GIVEN EXERCISE
Below are the records; give again exactly the lines from the one containing "Output the web" through the one containing "var seriesNames = ['8.4mol%", leaving out pictures.

WORKING DATA
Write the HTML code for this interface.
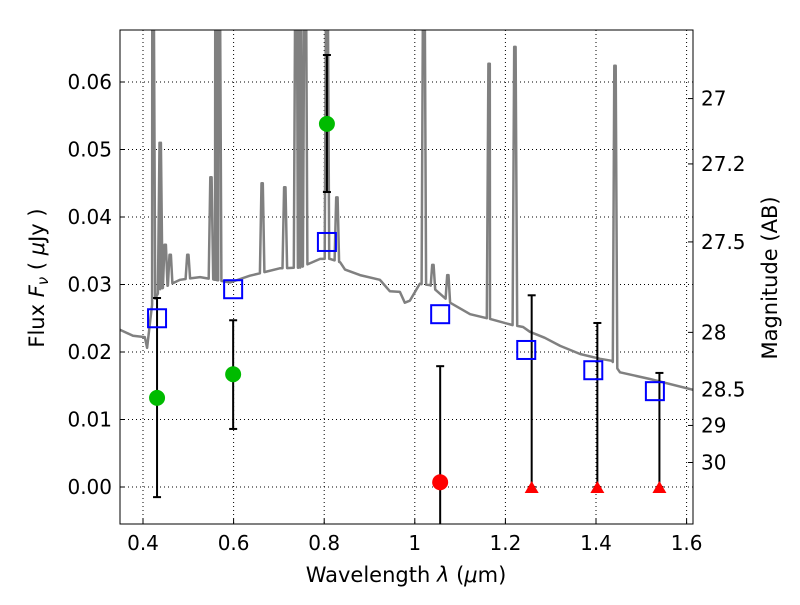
<!DOCTYPE html>
<html><head><meta charset="utf-8"><style>
body{margin:0;background:#fff}
svg{font-family:"DejaVu Sans","Liberation Sans",sans-serif}
</style></head><body>
<svg id="c" width="800" height="600" xmlns="http://www.w3.org/2000/svg"></svg>
<script>
const contLam=[0.349,0.378,0.404,0.409,0.420,0.438,0.482,0.526,0.559,0.592,0.636,0.702,0.747,0.791,0.813,0.835,0.846,0.879,0.923,0.945,0.967,0.978,0.989,1.011,1.034,1.078,1.122,1.166,1.215,1.239,1.254,1.287,1.321,1.365,1.409,1.435,1.453,1.519,1.614,1.63];
const contFlux=[0.0233,0.0224,0.0222,0.0206,0.027,0.0293,0.0307,0.0311,0.0307,0.0303,0.0313,0.0324,0.0325,0.0338,0.0338,0.0333,0.0322,0.0314,0.0307,0.0290,0.0289,0.0273,0.0276,0.0301,0.0299,0.0273,0.0256,0.0249,0.0240,0.0237,0.0230,0.0221,0.0209,0.0197,0.0190,0.0187,0.0170,0.0160,0.0144,0.0142];
const lineLam=[0.422,0.438,0.449,0.460,0.499,0.550,0.561,0.568,0.663,0.713,0.738,0.747,0.758,0.806,0.828,1.020,1.040,1.073,1.164,1.221,1.442];
const linePeak=[0.08,0.0510,0.0359,0.0344,0.0344,0.0459,0.08,0.08,0.0450,0.0444,0.08,0.08,0.08,0.08,0.0429,0.08,0.0329,0.0314,0.0627,0.0652,0.0624];
const modelLam=[0.431,0.599,0.806,1.056,1.246,1.394,1.530];
const modelFlux=[0.0250,0.0293,0.0363,0.0256,0.0203,0.0173,0.0142];
const detLam=[0.431,0.599,0.806];
const detFlux=[0.0132,0.0167,0.0538];
const detHi=[0.0280,0.0247,0.0640];
const detLo=[-0.0015,0.0086,0.0437];
const redLam=[1.056];const redFlux=[0.0007];const redHi=[0.0179];const redLo=[-0.017];
const limLam=[1.258,1.403,1.540];const limFlux=[0,0,0];const limHi=[0.0284,0.0243,0.0169];
const yTicks=[0,0.01,0.02,0.03,0.04,0.05,0.06];
const xTicks=[0.4,0.6,0.8,1.0,1.2,1.4,1.6];
const xTickLabels=["0.4","0.6","0.8","1","1.2","1.4","1.6"];
const magTicks=[27,27.2,27.5,28,28.5,29,30];

const L=120,R=693,T=30,B=524;
const X=v=>143+(v-0.4)*453;
const Y=v=>487-v*6750;
const svg=document.getElementById('c');
const NS="http://www.w3.org/2000/svg";
function el(tag,attrs,parent){const e=document.createElementNS(NS,tag);for(const k in attrs)e.setAttribute(k,attrs[k]);(parent||svg).appendChild(e);return e;}
const defs=el('defs',{});
const cp=el('clipPath',{id:'pc'},defs);el('rect',{x:L,y:T,width:R-L,height:B-T},cp);
xTicks.forEach((t,i)=>{const g=el('line',{x1:X(t),x2:X(t),y1:T,y2:B,stroke:'#000','stroke-dasharray':'1,3','stroke-width':1});

const tk=el('line',{x1:X(t),x2:X(t),y1:B,y2:B-5,stroke:'#000'});
const tx=el('text',{x:X(t),y:550,'font-size':20,'text-anchor':'middle'});tx.textContent=xTickLabels[i];
});
yTicks.forEach(t=>{const g=el('line',{x1:L,x2:R,y1:Y(t),y2:Y(t),stroke:'#000','stroke-dasharray':'1,3','stroke-width':1});

const tk=el('line',{x1:L,x2:L+5,y1:Y(t),y2:Y(t),stroke:'#000'});
const tx=el('text',{x:112,y:Y(t)+7,'font-size':20,'text-anchor':'end'});tx.textContent=t.toFixed(2);
});
magTicks.forEach(m=>{const f=Math.pow(10,(23.9-m)/2.5);const y=Y(f);
const tk=el('line',{x1:R,x2:R-5,y1:y,y2:y,stroke:'#000'});
const tx=el('text',{x:701,y:y+7,'font-size':20});tx.textContent=String(m);
});
const pts=contLam.map((l,i)=>[l,contFlux[i]]);
function contAt(l){for(let i=0;i<contLam.length-1;i++){if(l>=contLam[i]&&l<=contLam[i+1]){const t=(l-contLam[i])/(contLam[i+1]-contLam[i]);return contFlux[i]+t*(contFlux[i+1]-contFlux[i]);}}return contFlux[contFlux.length-1];}
lineLam.forEach((l,i)=>{pts.push([l-0.005,contAt(l-0.005)]);pts.push([l-0.0015,linePeak[i]]);pts.push([l+0.0015,linePeak[i]]);pts.push([l+0.005,contAt(l+0.005)]);});
pts.sort((a,b)=>a[0]-b[0]);
const sp=el('path',{d:'M'+pts.map(p=>X(p[0]).toFixed(1)+','+Y(p[1]).toFixed(1)).join('L'),fill:'none',stroke:'#808080','stroke-width':2.5,'stroke-linejoin':'round','clip-path':'url(#pc)'});

const gp=el('g',{'clip-path':'url(#pc)'});
function err(l,hi,lo,name){const x=X(l);const a=el('line',{x1:x,x2:x,y1:Y(hi),y2:Y(lo),stroke:'#000','stroke-width':2},gp);
[hi,lo].forEach(v=>{const c=el('line',{x1:x-4,x2:x+4,y1:Y(v),y2:Y(v),stroke:'#000','stroke-width':2},gp);});}
detLam.forEach((l,i)=>err(l,detHi[i],detLo[i],'error-bar'));
redLam.forEach((l,i)=>err(l,redHi[i],redLo[i],'error-bar'));
limLam.forEach((l,i)=>err(l,limHi[i],limFlux[i],'upper-limit-bar'));
modelLam.forEach((l,i)=>{const r=el('rect',{x:X(l)-9,y:Y(modelFlux[i])-9,width:18,height:18,fill:'none',stroke:'#0000ff','stroke-width':2},gp);
});
detLam.forEach((l,i)=>{const c=el('circle',{cx:X(l),cy:Y(detFlux[i]),r:8,fill:'#00bb00'},gp);});
redLam.forEach((l,i)=>{const c=el('circle',{cx:X(l),cy:Y(redFlux[i]),r:8,fill:'#ff0000'},gp);});
limLam.forEach((l,i)=>{const x=X(l),y=Y(limFlux[i]);const p=el('polygon',{points:`${x-7},${y+6} ${x+7},${y+6} ${x},${y-6}`,fill:'#ff0000'},gp);});
const fr=el('rect',{x:L,y:T,width:R-L,height:B-T,fill:'none',stroke:'#000','stroke-width':1});

</script>
<svg width="800" height="600" style="position:absolute;left:0;top:0">
<text x="406" y="582" font-size="21" text-anchor="middle" font-family="DejaVu Sans,sans-serif">Wavelength  <tspan font-style="italic">λ</tspan> (<tspan font-style="italic">μ</tspan>m)</text>
<text transform="translate(44,278) rotate(-90)" font-size="21" text-anchor="middle" font-family="DejaVu Sans,sans-serif">Flux  <tspan font-style="italic">F</tspan><tspan font-style="italic" font-size="15" dy="4">ν</tspan><tspan dy="-4">  ( <tspan font-style="italic">μ</tspan>Jy )</tspan></text>
<text transform="translate(777,278) rotate(-90)" font-size="21" text-anchor="middle" font-family="DejaVu Sans,sans-serif">Magnitude (AB)</text>
</svg>
</body></html>
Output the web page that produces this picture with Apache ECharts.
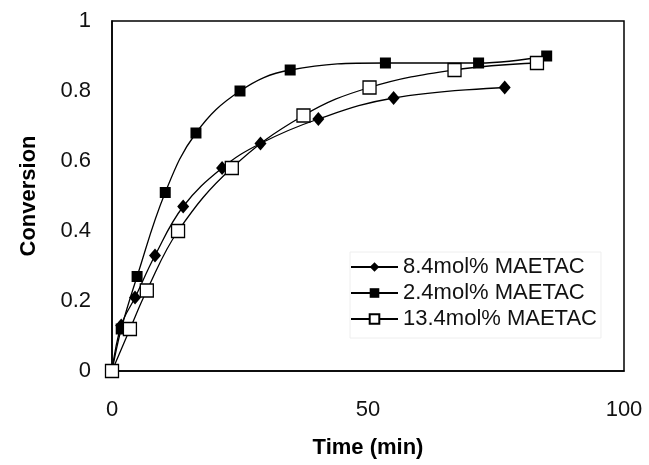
<!DOCTYPE html>
<html>
<head>
<meta charset="utf-8">
<title>Conversion vs time</title>
<script src="https://cdn.jsdelivr.net/npm/echarts@6/dist/echarts.min.js"></script>
<style>
  html, body { margin: 0; padding: 0; background: #fff; }
</style>
</head>
<body>
<div id="main" style="width: 649px; height: 465px;"></div>
<script type="text/javascript">
// data: [time (min), conversion]
var s84 = [[0, 0], [1.8, 0.13], [4.5, 0.21], [8.4, 0.33], [13.9, 0.47], [21.5, 0.58], [29, 0.65], [40.3, 0.72], [55, 0.78], [76.7, 0.81]];
var s24 = [[0, 0], [1.8, 0.12], [4.9, 0.27], [10.4, 0.51], [16.4, 0.68], [25, 0.80], [34.8, 0.86], [53.4, 0.88], [71.6, 0.88], [84.9, 0.90]];
var s134 = [[0, 0], [3.5, 0.12], [6.8, 0.23], [12.9, 0.40], [23.4, 0.58], [37.4, 0.73], [50.3, 0.81], [66.9, 0.86], [83, 0.88]];
var seriesNames = ['8.4mol% MAETAC', '2.4mol% MAETAC', '13.4mol% MAETAC'];

var font = 'Liberation Sans, Arial, sans-serif';
var myChart = echarts.init(document.getElementById('main'));

function lineSeries(name, data, symbol, size, fill) {
  return {
    name: name,
    type: 'line',
    data: data,
    smooth: 0.4,
    symbol: symbol,
    symbolSize: size,
    showAllSymbol: true,
    lineStyle: { color: '#000', width: 1.3 },
    itemStyle: { color: fill, borderColor: '#000', borderWidth: fill === '#fff' ? 1.3 : 0 },
    emphasis: { disabled: true }
  };
}

var option = {
  backgroundColor: '#fff',
  animation: false,
  textStyle: { fontFamily: font },
  grid: { left: 112, right: 25, top: 21, bottom: 94, show: true, borderColor: '#000', borderWidth: 1.5 },
  legend: {
    orient: 'vertical',
    left: 350,
    top: 252,
    itemWidth: 47,
    itemHeight: 12,
    itemGap: 4,
    data: seriesNames,
    textStyle: { fontSize: 22, color: '#111', fontFamily: font, lineHeight: 22 },
    borderColor: '#eee',
    borderWidth: 1,
    padding: [4, 4, 8, 0]
  },
  xAxis: {
    type: 'value',
    min: 0, max: 100, interval: 50,
    name: 'Time (min)',
    nameLocation: 'middle',
    nameGap: 66,
    nameTextStyle: { fontSize: 22, fontWeight: 'bold', color: '#000', fontFamily: font },
    axisLine: { show: true, onZero: false, lineStyle: { color: '#000', width: 1.5 } },
    axisTick: { show: false },
    splitLine: { show: false },
    axisLabel: { fontSize: 22, color: '#111', margin: 28, fontFamily: font }
  },
  yAxis: {
    type: 'value',
    min: 0, max: 1, interval: 0.2,
    name: 'Conversion',
    nameLocation: 'middle',
    nameGap: 72,
    nameTextStyle: { fontSize: 22, fontWeight: 'bold', color: '#000', fontFamily: font },
    axisLine: { show: true, lineStyle: { color: '#000', width: 1.5 } },
    axisTick: { show: false },
    splitLine: { show: false },
    axisLabel: { fontSize: 22, color: '#111', margin: 21, fontFamily: font }
  },
  series: [
    lineSeries(seriesNames[0], s84, 'diamond', [12, 14], '#000'),
    lineSeries(seriesNames[1], s24, 'rect', 11, '#000'),
    lineSeries(seriesNames[2], s134, 'rect', 13, '#fff')
  ]
};

myChart.setOption(option);
</script>
</body>
</html>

FULL RESPONSE
Output the web page that produces this picture with Apache ECharts.
<!DOCTYPE html>
<html>
<head>
<meta charset="utf-8">
<title>Conversion vs time</title>
<script src="https://cdn.jsdelivr.net/npm/echarts@6/dist/echarts.min.js"></script>
<style>
  html, body { margin: 0; padding: 0; background: #fff; }
</style>
</head>
<body>
<div id="main" style="width: 649px; height: 465px;"></div>
<script type="text/javascript">
// data: [time (min), conversion]
var s84 = [[0, 0], [1.8, 0.13], [4.5, 0.21], [8.4, 0.33], [13.9, 0.47], [21.5, 0.58], [29, 0.65], [40.3, 0.72], [55, 0.78], [76.7, 0.81]];
var s24 = [[0, 0], [1.8, 0.12], [4.9, 0.27], [10.4, 0.51], [16.4, 0.68], [25, 0.80], [34.8, 0.86], [53.4, 0.88], [71.6, 0.88], [84.9, 0.90]];
var s134 = [[0, 0], [3.5, 0.12], [6.8, 0.23], [12.9, 0.40], [23.4, 0.58], [37.4, 0.73], [50.3, 0.81], [66.9, 0.86], [83, 0.88]];
var seriesNames = ['8.4mol% MAETAC', '2.4mol% MAETAC', '13.4mol% MAETAC'];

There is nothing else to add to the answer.